-- Start --

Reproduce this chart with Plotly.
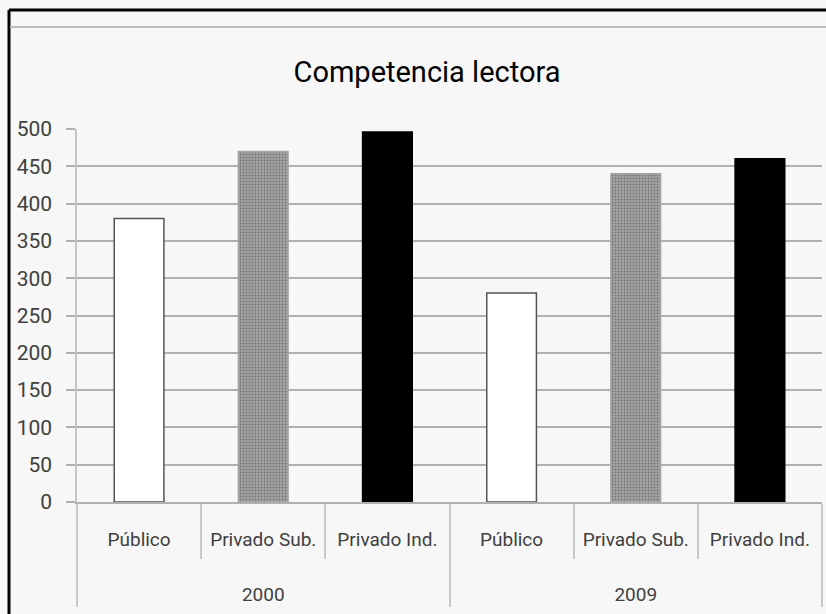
import plotly.graph_objects as go

# datos
years = ["2000", "2000", "2000", "2009", "2009", "2009"]
sectors = ["Público", "Privado Sub.", "Privado Ind.", "Público", "Privado Sub.", "Privado Ind."]
scores = [380, 470, 496, 280, 440, 460]

fill_colors = ["#ffffff", "#a4a4a4", "#000000", "#ffffff", "#a4a4a4", "#000000"]
line_colors = ["#555555", "#a4a4a4", "#000000", "#555555", "#a4a4a4", "#000000"]
patterns = ["", ".", "", "", ".", ""]

FONT = "Liberation Sans Narrow, Roboto, Liberation Sans, sans-serif"

# lineas en blanco para bajar la fila de los años
sector_labels = [s + "<br>\u00a0<br>\u00a0" for s in sectors]

fig = go.Figure()
fig.add_trace(go.Bar(
    x=[years, sector_labels],
    y=scores,
    marker=dict(color=fill_colors, line=dict(color=line_colors, width=1.5),
                pattern=dict(shape=patterns, fillmode="overlay", fgcolor="#959595",
                             size=3, solidity=0.3)),
    width=0.4,
    showlegend=False,
))

# marco de la imagen original (borde negro y doble linea gris)
L, R, T, B = 77, 4, 129, 112
W, H = 826, 614
pw, ph = W - L - R, H - T - B


def px(x):
    return (x - L) / pw


def py(y):
    return (H - B - y) / ph


fig.add_shape(type="line", xref="paper", yref="paper", x0=px(9), x1=px(9), y0=py(10), y1=py(620),
              line=dict(color="black", width=3))
fig.add_shape(type="line", xref="paper", yref="paper", x0=px(9), x1=px(830), y0=py(10), y1=py(10),
              line=dict(color="black", width=3))
fig.add_shape(type="line", xref="paper", yref="paper", x0=px(10), x1=px(830), y0=py(27), y1=py(27),
              line=dict(color="#bcbcbc", width=2))

fig.update_layout(
    width=W, height=H,
    margin=dict(l=L, r=R, t=T, b=B, autoexpand=False),
    paper_bgcolor="#f7f7f7",
    plot_bgcolor="#f7f7f7",
    font=dict(family=FONT, size=19, color="#404040"),
    title=dict(text="Competencia lectora", x=px(427), xref="paper", xanchor="center",
               y=1 - 72 / H, yref="container", yanchor="middle",
               font=dict(family=FONT, size=29, color="#000000")),
    bargap=0.6,
)
fig.update_yaxes(
    range=[0, 500], dtick=50, tickmode="linear",
    showgrid=True, gridcolor="#b0b0b0", gridwidth=2,
    ticks="outside", ticklen=9, tickcolor="#b0b0b0", tickwidth=2,
    showline=True, linecolor="#c4c4c4", linewidth=1.5,
    zeroline=False, ticklabelstandoff=10, tickfont=dict(size=21),
)
fig.update_xaxes(
    type="multicategory",
    showline=True, linecolor="#b0b0b0", linewidth=2,
    ticks="outside", tickson="boundaries", ticklen=55, tickcolor="#c8c8c8", tickwidth=1.5,
    showdividers=True, dividercolor="#c8c8c8", dividerwidth=1.5,
    ticklabelstandoff=19,
)

fig.write_html("out.html", config={"displayModeBar": False},
               post_script="document.body.style.margin='0';")
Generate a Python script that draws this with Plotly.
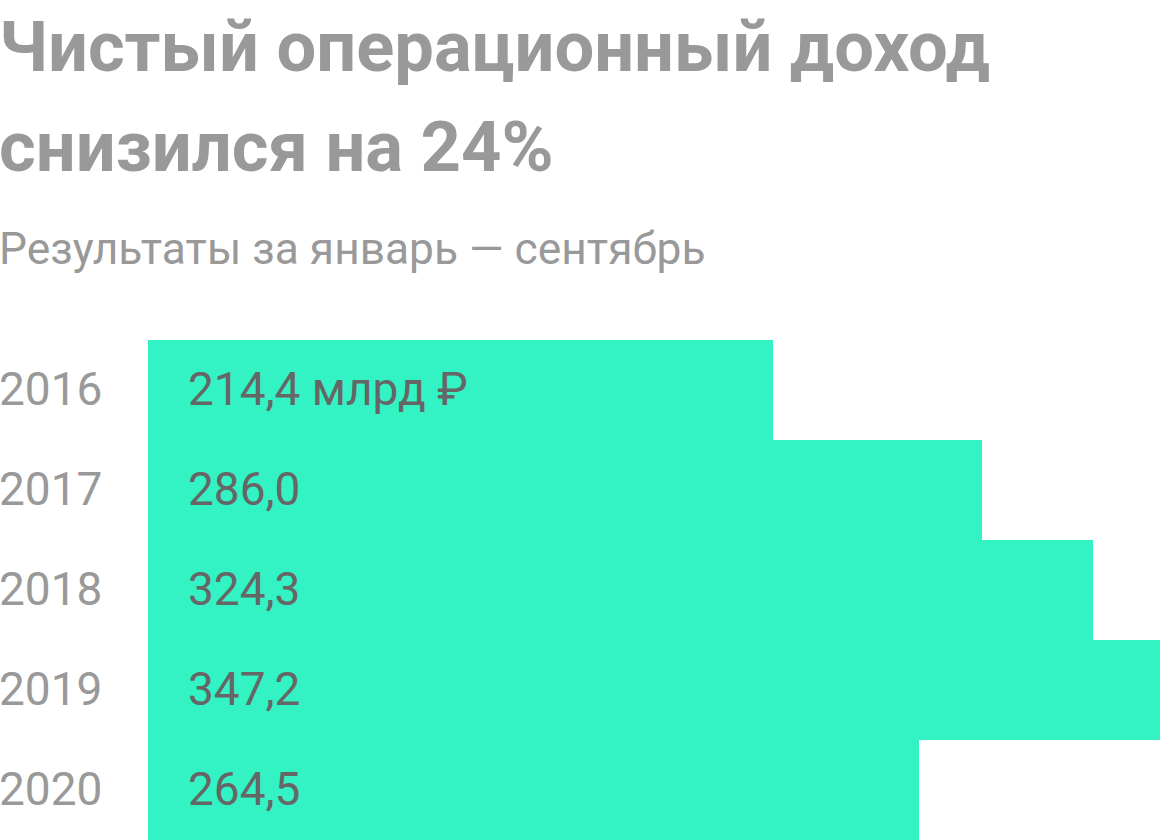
import plotly.graph_objects as go

# данные
years = ['2016', '2017', '2018', '2019', '2020']
values = [214.4, 286.0, 324.3, 347.2, 264.5]
value_labels = ['214,4 млрд ₽', '286,0', '324,3', '347,2', '264,5']

title_lines = ['Чистый операционный доход', 'снизился на 24%']
subtitle = 'Результаты за январь — сентябрь'

W, H = 1160, 840
bar_color = '#33f3c4'
pos = list(range(len(years)))

def py(p):
    # пиксели сверху -> координаты paper
    return 1 - p / H

fig = go.Figure()
fig.add_trace(go.Bar(
    x=values, y=pos, orientation='h', width=1,
    marker=dict(color=bar_color, line=dict(width=0)),
    hoverinfo='skip',
))

ann = []
for i, line in enumerate(title_lines):
    ann.append(dict(text='<b>' + line + '</b>', xref='paper', yref='paper',
                    x=0, y=py(47 + 100 * i), xanchor='left', yanchor='middle', xshift=-3,
                    showarrow=False, font=dict(family='Roboto', size=70.5, color='#999999')))
ann.append(dict(text=subtitle, xref='paper', yref='paper', x=0, y=py(249),
                xanchor='left', yanchor='middle', showarrow=False, xshift=-3,
                font=dict(family='Roboto', size=44.3, color='#999999')))

for i, (yr, lab) in enumerate(zip(years, value_labels)):
    ann.append(dict(text=yr, xref='paper', yref='y', x=0, y=i, xshift=-3, yshift=1,
                    xanchor='left', yanchor='middle', showarrow=False,
                    font=dict(family='Roboto', size=46, color='#999999')))
    ann.append(dict(text=lab, xref='x', yref='y', x=0, y=i, xshift=38, yshift=1,
                    xanchor='left', yanchor='middle', showarrow=False,
                    font=dict(family='Roboto', size=46, color='#666666')))

fig.update_layout(
    width=W, height=H,
    margin=dict(l=0, r=0, t=0, b=0),
    paper_bgcolor='white', plot_bgcolor='white',
    showlegend=False,
    bargap=0,
    annotations=ann,
    xaxis=dict(domain=[148 / W, 1], range=[0, max(values)], visible=False, fixedrange=True),
    yaxis=dict(domain=[0, 500 / H], range=[len(years) - 0.5, -0.5],
               visible=False, fixedrange=True),
)

fig.write_html('out.html', config={'displayModeBar': False},
               post_script="document.body.style.margin='0';")
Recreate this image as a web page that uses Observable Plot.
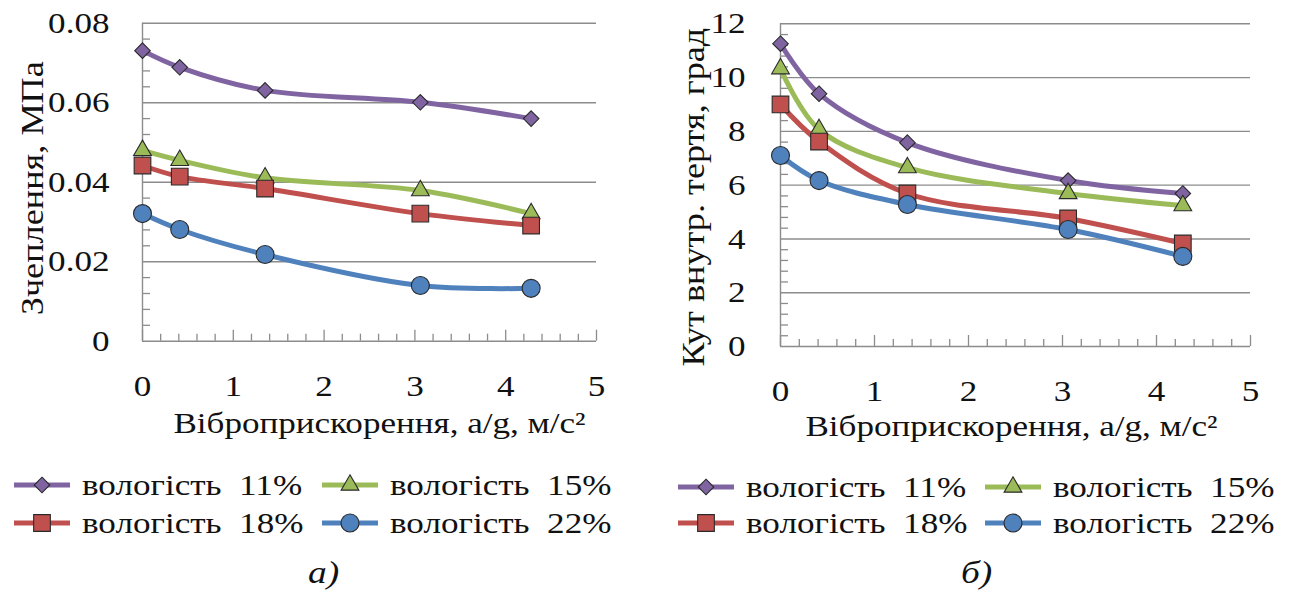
<!DOCTYPE html>
<html><head><meta charset="utf-8">
<script src="https://cdn.jsdelivr.net/npm/d3@7"></script>
<script src="https://cdn.jsdelivr.net/npm/@observablehq/plot@0.6"></script>
<style>
body{margin:0;background:#fff;width:1290px;height:590px;overflow:hidden;position:relative;font-family:'Liberation Serif',Tinos,serif;color:#111;}
.panel{position:absolute;top:0;width:645px;height:590px;}
.panel svg.plot{position:absolute;left:0;top:0;}
.item{position:absolute;height:36px;display:flex;align-items:center;white-space:pre;font-size:30px;line-height:36px;}
.item svg{margin-right:12px;flex:none;}
.item span{display:inline-block;transform:scaleX(1.17);transform-origin:left center;}
.caption{position:absolute;font-style:italic;font-size:32px;top:554px;transform:scaleX(1.17);transform-origin:left center;}
</style></head><body>
<div id="pa" class="panel" style="left:0"></div>
<div id="pb" class="panel" style="left:645px"></div>
<script>
// ---- data ----
const accel = [0, 0.41, 1.35, 3.06, 4.28];
const seriesNames = ["вологість  11%", "вологість  15%", "вологість  18%", "вологість  22%"];
const seriesColors = ["#8064A2", "#9BBB59", "#C0504D", "#4F81BD"];
const seriesSymbols = ["diamond2", "triangle", "square", "circle"];
const cohesion11 = [0.0731, 0.0689, 0.0631, 0.0601, 0.0560];
const cohesion15 = [0.0480, 0.0455, 0.0411, 0.0379, 0.0321];
const cohesion18 = [0.0442, 0.0414, 0.0384, 0.0321, 0.0291];
const cohesion22 = [0.0321, 0.0281, 0.0218, 0.0140, 0.0133];
const angle11 = [11.26, 9.4, 7.58, 6.17, 5.69];
const angle15 = [10.33, 8.07, 6.65, 5.69, 5.24];
const angle18 = [9.0, 7.62, 5.69, 4.76, 3.83];
const angle22 = [7.1, 6.17, 5.28, 4.35, 3.35];
const xTicks = [0, 1, 2, 3, 4, 5];
const xTickLabels = ["0", "1", "2", "3", "4", "5"];
const cohesionTicks = [0, 0.02, 0.04, 0.06, 0.08];
const cohesionTickLabels = ["0", "0.02", "0.04", "0.06", "0.08"];
const angleTicks = [0, 2, 4, 6, 8, 10, 12];
const angleTickLabels = ["0", "2", "4", "6", "8", "10", "12"];
const xTitle = "Віброприскорення, a/g, м/с²";
const yTitleA = "Зчеплення, МПа";
const yTitleB = "Кут внутр. тертя, град";
const captions = ["а)", "б)"];

const FONT = "'Liberation Serif', Tinos, serif";
const STRETCH = 1.17;
const gridColor = "#8c8c8c";
const symbolR = [7, 6.6, 9.4, 9];

// widen glyphs along the text direction (the reference typeface is wider than Liberation Serif)
function stretchTexts(svg, sx) {
  svg.querySelectorAll("text").forEach(t => {
    const tr = t.getAttribute("transform") || "";
    const x = parseFloat(t.getAttribute("x")) || 0;
    t.setAttribute("transform", `${tr} translate(${x},0) scale(${sx},1) translate(${-x},0)`.trim());
  });
}

function panel(el, cfg) {
  const series = cfg.series;
  const xMinor = d3.range(1, 25).map(i => i * 0.2).filter(v => Math.abs(v - Math.round(v)) > 1e-6);
  const marks = [
    Plot.gridY(cfg.yTicks, {stroke: gridColor, strokeOpacity: 1, strokeWidth: 1.4}),
    Plot.ruleX([0], {stroke: gridColor, strokeWidth: 1.4}),
    Plot.axisY(cfg.yMinor, {tickSize: -8, stroke: gridColor, strokeWidth: 1.3, tickFormat: () => "", label: null}),
    Plot.axisX(xMinor, {tickSize: -7, stroke: gridColor, strokeWidth: 1.3, tickFormat: () => "", label: null}),
    Plot.axisX(xTicks, {tickSize: -11, stroke: gridColor, strokeWidth: 1.3, tickFormat: () => "", label: null}),
    Plot.axisY(cfg.yTicks, {tickSize: 0, tickPadding: cfg.yPad, tickFormat: (d, i) => cfg.yLabels[i], fontSize: 30, label: null, fill: "#111"}),
    Plot.axisX(xTicks, {tickSize: 0, tickPadding: 33, tickFormat: (d, i) => xTickLabels[i], fontSize: 30, label: null, fill: "#111"}),
    Plot.text([cfg.yTitle], {text: d => d, frameAnchor: "left", textAnchor: "middle", lineAnchor: "middle", rotate: -90, dx: cfg.yTitleDx, dy: cfg.yTitleDy, fontSize: 31, fill: "#111"}),
    Plot.text([xTitle], {text: d => d, frameAnchor: "bottom", textAnchor: "middle", lineAnchor: "middle", dx: cfg.xTitleDx, dy: cfg.xTitleDy, fontSize: 30, fill: "#111"})
  ];
  series.forEach((vals, s) => {
    const data = vals.map((v, i) => ({x: accel[i], y: v}));
    marks.push(Plot.line(data, {x: "x", y: "y", stroke: seriesColors[s], strokeWidth: 5, curve: "catmull-rom"}));
    marks.push(Plot.dot(data, {x: "x", y: "y", symbol: seriesSymbols[s], r: symbolR[s], fill: seriesColors[s], stroke: "#2a2a2a", strokeWidth: 1.1}));
  });
  const svg = Plot.plot({
    width: 645, height: 440,
    marginLeft: cfg.ml, marginRight: cfg.mr, marginTop: cfg.mt, marginBottom: cfg.mb,
    x: {domain: [0, 5], label: null},
    y: {domain: cfg.yDomain, label: null},
    style: {fontFamily: FONT, background: "transparent", overflow: "visible", color: "#111"},
    marks
  });
  stretchTexts(svg, STRETCH);
  svg.classList.add("plot");
  el.appendChild(svg);

  seriesNames.forEach((name, s) => {
    const item = document.createElement("div");
    item.className = "item";
    item.style.left = cfg.legCols[s % 2] + "px";
    item.style.top = (cfg.legRows[Math.floor(s / 2)] - 18) + "px";
    const sw = d3.create("svg").attr("width", 56).attr("height", 24);
    sw.append("line").attr("x1", 0).attr("x2", 56).attr("y1", 12).attr("y2", 12)
      .attr("stroke", seriesColors[s]).attr("stroke-width", 5);
    const sym = {diamond2: d3.symbolDiamond2, triangle: d3.symbolTriangle, square: d3.symbolSquare, circle: d3.symbolCircle}[seriesSymbols[s]];
    sw.append("path").attr("transform", "translate(28,12)")
      .attr("d", d3.symbol(sym, Math.PI * symbolR[s] * symbolR[s])())
      .attr("fill", seriesColors[s]).attr("stroke", "#2a2a2a").attr("stroke-width", 1.1);
    item.appendChild(sw.node());
    const t = document.createElement("span");
    t.textContent = name;
    item.appendChild(t);
    el.appendChild(item);
  });
  const cap = document.createElement("div");
  cap.className = "caption";
  cap.textContent = cfg.caption;
  cap.style.left = cfg.capX + "px";
  el.appendChild(cap);
}

panel(document.getElementById("pa"), {
  series: [cohesion11, cohesion15, cohesion18, cohesion22],
  yDomain: [0, 0.08], yTicks: cohesionTicks, yLabels: cohesionTickLabels,
  yMinor: d3.range(1, 20).map(i => i * 0.004).filter(v => Math.abs(v / 0.02 - Math.round(v / 0.02)) > 1e-6),
  yPad: 33, yTitle: yTitleA, yTitleDx: -109, yTitleDy: 6, xTitleDx: 10, xTitleDy: 82,
  ml: 142, mr: 49, mt: 22.7, mb: 99.3,
  legCols: [14, 322], legRows: [485, 523], caption: captions[0], capX: 308
});
panel(document.getElementById("pb"), {
  series: [angle11, angle15, angle18, angle22],
  yDomain: [0, 12], yTicks: angleTicks, yLabels: angleTickLabels,
  yMinor: d3.range(1, 30).map(i => i * 0.4).filter(v => Math.abs(v / 2 - Math.round(v / 2)) > 1e-6),
  yPad: 35, yTitle: yTitleB, yTitleDx: -86, yTitleDy: 12, xTitleDx: -4, xTitleDy: 80,
  ml: 135, mr: 40, mt: 23.3, mb: 94,
  legCols: [33, 340], legRows: [487, 523], caption: captions[1], capX: 316
});
</script>
</body></html>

-- End --

Problem -
Nothing but the lines from the one containing "Generate a Python" through the one containing "font=dict(family='Roboto', size=46, color='#666666')))" should be echoed, each exactly as it stands; pictures are excluded.

Answer to this task -
Generate a Python script that draws this with Plotly.
import plotly.graph_objects as go

# данные
years = ['2016', '2017', '2018', '2019', '2020']
values = [214.4, 286.0, 324.3, 347.2, 264.5]
value_labels = ['214,4 млрд ₽', '286,0', '324,3', '347,2', '264,5']

title_lines = ['Чистый операционный доход', 'снизился на 24%']
subtitle = 'Результаты за январь — сентябрь'

W, H = 1160, 840
bar_color = '#33f3c4'
pos = list(range(len(years)))

def py(p):
    # пиксели сверху -> координаты paper
    return 1 - p / H

fig = go.Figure()
fig.add_trace(go.Bar(
    x=values, y=pos, orientation='h', width=1,
    marker=dict(color=bar_color, line=dict(width=0)),
    hoverinfo='skip',
))

ann = []
for i, line in enumerate(title_lines):
    ann.append(dict(text='<b>' + line + '</b>', xref='paper', yref='paper',
                    x=0, y=py(47 + 100 * i), xanchor='left', yanchor='middle', xshift=-3,
                    showarrow=False, font=dict(family='Roboto', size=70.5, color='#999999')))
ann.append(dict(text=subtitle, xref='paper', yref='paper', x=0, y=py(249),
                xanchor='left', yanchor='middle', showarrow=False, xshift=-3,
                font=dict(family='Roboto', size=44.3, color='#999999')))

for i, (yr, lab) in enumerate(zip(years, value_labels)):
    ann.append(dict(text=yr, xref='paper', yref='y', x=0, y=i, xshift=-3, yshift=1,
                    xanchor='left', yanchor='middle', showarrow=False,
                    font=dict(family='Roboto', size=46, color='#999999')))
    ann.append(dict(text=lab, xref='x', yref='y', x=0, y=i, xshift=38, yshift=1,
                    xanchor='left', yanchor='middle', showarrow=False,
                    font=dict(family='Roboto', size=46, color='#666666')))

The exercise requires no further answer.